AIM - Exactly as written, write out the lines below from the first to the one containing "Line, XAxis, YAxis", inclusive. Pictures do not belong in the copy.

::::

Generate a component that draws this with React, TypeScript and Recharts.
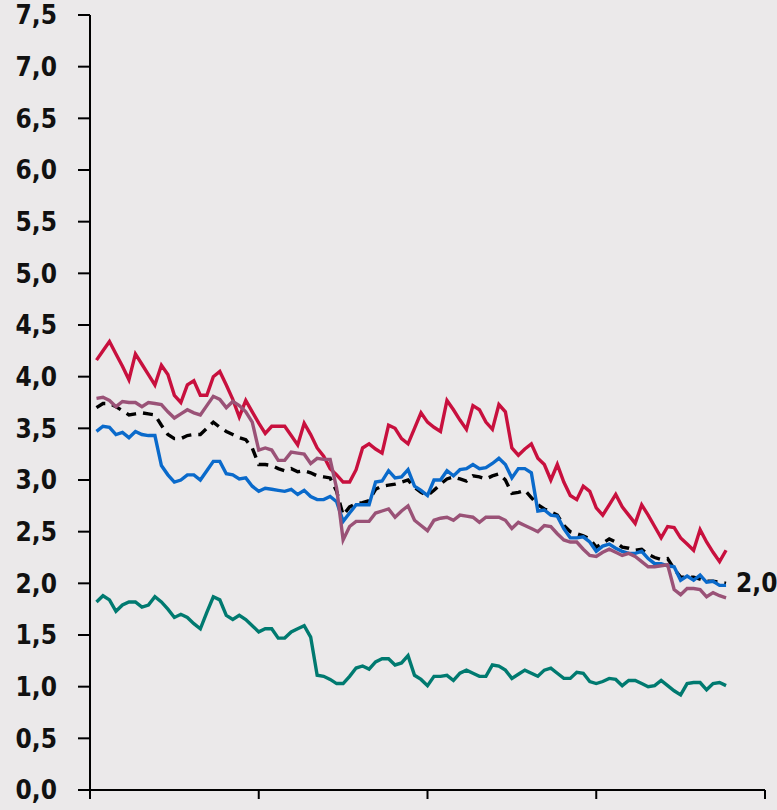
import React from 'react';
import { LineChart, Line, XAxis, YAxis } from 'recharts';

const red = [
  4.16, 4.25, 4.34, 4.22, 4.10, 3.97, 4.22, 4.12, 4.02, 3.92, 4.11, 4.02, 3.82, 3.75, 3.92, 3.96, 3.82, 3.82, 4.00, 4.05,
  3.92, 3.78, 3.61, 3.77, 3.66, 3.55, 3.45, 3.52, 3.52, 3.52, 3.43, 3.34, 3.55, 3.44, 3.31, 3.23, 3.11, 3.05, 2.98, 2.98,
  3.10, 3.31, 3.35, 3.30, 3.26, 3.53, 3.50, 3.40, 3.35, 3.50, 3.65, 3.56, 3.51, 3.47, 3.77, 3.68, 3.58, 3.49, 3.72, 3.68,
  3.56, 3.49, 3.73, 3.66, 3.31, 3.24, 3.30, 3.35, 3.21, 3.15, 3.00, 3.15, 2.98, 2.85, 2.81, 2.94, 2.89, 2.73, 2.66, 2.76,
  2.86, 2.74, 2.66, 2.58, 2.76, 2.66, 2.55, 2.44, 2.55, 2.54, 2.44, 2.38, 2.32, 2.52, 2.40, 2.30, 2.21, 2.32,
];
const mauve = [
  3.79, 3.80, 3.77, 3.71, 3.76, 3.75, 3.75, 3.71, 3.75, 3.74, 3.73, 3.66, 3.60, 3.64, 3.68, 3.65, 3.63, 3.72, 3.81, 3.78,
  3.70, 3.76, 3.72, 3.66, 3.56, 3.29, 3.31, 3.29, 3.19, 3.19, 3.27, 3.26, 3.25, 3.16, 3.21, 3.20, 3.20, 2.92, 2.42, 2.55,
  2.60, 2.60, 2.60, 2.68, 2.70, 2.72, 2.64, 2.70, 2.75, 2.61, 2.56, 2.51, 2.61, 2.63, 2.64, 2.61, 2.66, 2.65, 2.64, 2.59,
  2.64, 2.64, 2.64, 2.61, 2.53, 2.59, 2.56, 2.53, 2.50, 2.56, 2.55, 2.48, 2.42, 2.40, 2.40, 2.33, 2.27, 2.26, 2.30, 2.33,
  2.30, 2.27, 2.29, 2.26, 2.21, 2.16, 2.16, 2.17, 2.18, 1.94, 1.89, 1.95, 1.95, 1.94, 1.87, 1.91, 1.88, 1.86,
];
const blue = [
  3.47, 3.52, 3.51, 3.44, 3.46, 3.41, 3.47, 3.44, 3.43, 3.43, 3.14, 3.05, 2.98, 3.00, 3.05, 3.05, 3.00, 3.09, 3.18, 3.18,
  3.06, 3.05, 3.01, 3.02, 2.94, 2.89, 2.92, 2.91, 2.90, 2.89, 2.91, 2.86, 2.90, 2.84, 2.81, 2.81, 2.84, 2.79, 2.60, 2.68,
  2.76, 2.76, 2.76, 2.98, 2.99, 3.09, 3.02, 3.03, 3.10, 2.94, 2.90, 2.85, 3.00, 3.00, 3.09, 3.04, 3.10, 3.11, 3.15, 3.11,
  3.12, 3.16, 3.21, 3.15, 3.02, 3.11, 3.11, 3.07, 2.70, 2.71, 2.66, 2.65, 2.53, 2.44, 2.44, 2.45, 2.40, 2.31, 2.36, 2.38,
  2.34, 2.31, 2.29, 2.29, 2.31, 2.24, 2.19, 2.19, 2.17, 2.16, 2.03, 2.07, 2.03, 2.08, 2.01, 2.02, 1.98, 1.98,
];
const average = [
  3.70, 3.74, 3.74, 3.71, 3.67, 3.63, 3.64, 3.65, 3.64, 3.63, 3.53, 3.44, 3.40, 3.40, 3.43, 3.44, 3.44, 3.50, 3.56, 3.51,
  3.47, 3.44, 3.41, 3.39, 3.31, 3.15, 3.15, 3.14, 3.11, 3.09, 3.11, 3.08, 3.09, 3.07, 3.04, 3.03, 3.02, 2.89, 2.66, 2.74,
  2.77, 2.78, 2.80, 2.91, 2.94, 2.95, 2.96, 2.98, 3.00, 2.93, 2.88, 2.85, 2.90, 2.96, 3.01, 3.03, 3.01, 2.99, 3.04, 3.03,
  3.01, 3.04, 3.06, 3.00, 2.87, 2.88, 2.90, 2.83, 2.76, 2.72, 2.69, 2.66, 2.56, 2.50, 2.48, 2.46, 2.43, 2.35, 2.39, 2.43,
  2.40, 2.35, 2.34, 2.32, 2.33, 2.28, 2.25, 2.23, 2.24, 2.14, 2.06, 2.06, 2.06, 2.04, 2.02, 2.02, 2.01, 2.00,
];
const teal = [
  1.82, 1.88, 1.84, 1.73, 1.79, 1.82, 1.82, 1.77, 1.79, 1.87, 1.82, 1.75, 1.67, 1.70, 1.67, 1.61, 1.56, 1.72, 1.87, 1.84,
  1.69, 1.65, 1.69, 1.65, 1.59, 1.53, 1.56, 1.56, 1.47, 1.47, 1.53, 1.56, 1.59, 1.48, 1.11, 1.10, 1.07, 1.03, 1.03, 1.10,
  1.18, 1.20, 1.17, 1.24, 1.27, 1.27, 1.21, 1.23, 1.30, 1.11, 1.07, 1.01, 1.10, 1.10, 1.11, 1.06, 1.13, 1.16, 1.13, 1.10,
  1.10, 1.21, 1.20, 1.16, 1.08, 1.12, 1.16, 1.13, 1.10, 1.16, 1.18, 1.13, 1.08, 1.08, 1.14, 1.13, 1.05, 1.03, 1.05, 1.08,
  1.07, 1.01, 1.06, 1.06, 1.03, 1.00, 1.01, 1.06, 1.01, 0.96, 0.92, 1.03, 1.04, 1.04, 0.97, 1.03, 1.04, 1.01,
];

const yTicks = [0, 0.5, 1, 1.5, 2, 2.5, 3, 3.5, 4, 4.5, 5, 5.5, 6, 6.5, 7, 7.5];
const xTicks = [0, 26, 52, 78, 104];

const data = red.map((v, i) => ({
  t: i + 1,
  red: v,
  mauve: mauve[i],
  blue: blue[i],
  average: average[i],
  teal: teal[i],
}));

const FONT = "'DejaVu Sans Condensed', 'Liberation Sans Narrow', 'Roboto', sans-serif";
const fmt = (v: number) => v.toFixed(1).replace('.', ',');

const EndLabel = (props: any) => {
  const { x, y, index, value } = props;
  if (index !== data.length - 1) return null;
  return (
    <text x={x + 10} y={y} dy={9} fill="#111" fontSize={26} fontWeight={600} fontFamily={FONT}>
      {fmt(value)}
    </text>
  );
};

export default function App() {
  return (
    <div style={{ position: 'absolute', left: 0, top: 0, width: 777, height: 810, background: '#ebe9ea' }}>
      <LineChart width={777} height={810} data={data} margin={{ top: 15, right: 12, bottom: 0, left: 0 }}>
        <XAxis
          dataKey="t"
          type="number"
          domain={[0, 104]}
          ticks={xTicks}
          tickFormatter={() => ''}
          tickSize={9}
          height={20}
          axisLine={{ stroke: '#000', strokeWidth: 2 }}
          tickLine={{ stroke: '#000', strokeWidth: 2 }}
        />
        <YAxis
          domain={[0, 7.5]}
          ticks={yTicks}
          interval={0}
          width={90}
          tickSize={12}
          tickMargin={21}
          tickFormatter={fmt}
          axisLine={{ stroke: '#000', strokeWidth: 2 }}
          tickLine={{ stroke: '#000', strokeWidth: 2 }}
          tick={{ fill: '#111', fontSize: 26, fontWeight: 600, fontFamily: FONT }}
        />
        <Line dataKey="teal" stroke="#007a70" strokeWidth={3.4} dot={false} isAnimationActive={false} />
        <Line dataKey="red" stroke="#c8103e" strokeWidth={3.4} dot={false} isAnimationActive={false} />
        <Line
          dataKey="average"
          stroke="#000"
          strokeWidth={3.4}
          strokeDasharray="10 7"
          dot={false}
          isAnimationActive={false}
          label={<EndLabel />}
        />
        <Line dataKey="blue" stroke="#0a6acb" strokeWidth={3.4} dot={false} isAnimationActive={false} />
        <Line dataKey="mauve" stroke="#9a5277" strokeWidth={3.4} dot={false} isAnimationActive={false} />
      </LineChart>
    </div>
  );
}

::::

SOLUTION TO THIS TASK -
Generate a component that draws this with React, TypeScript and Recharts.
import React from 'react';
import { LineChart, Line, XAxis, YAxis } from 'recharts';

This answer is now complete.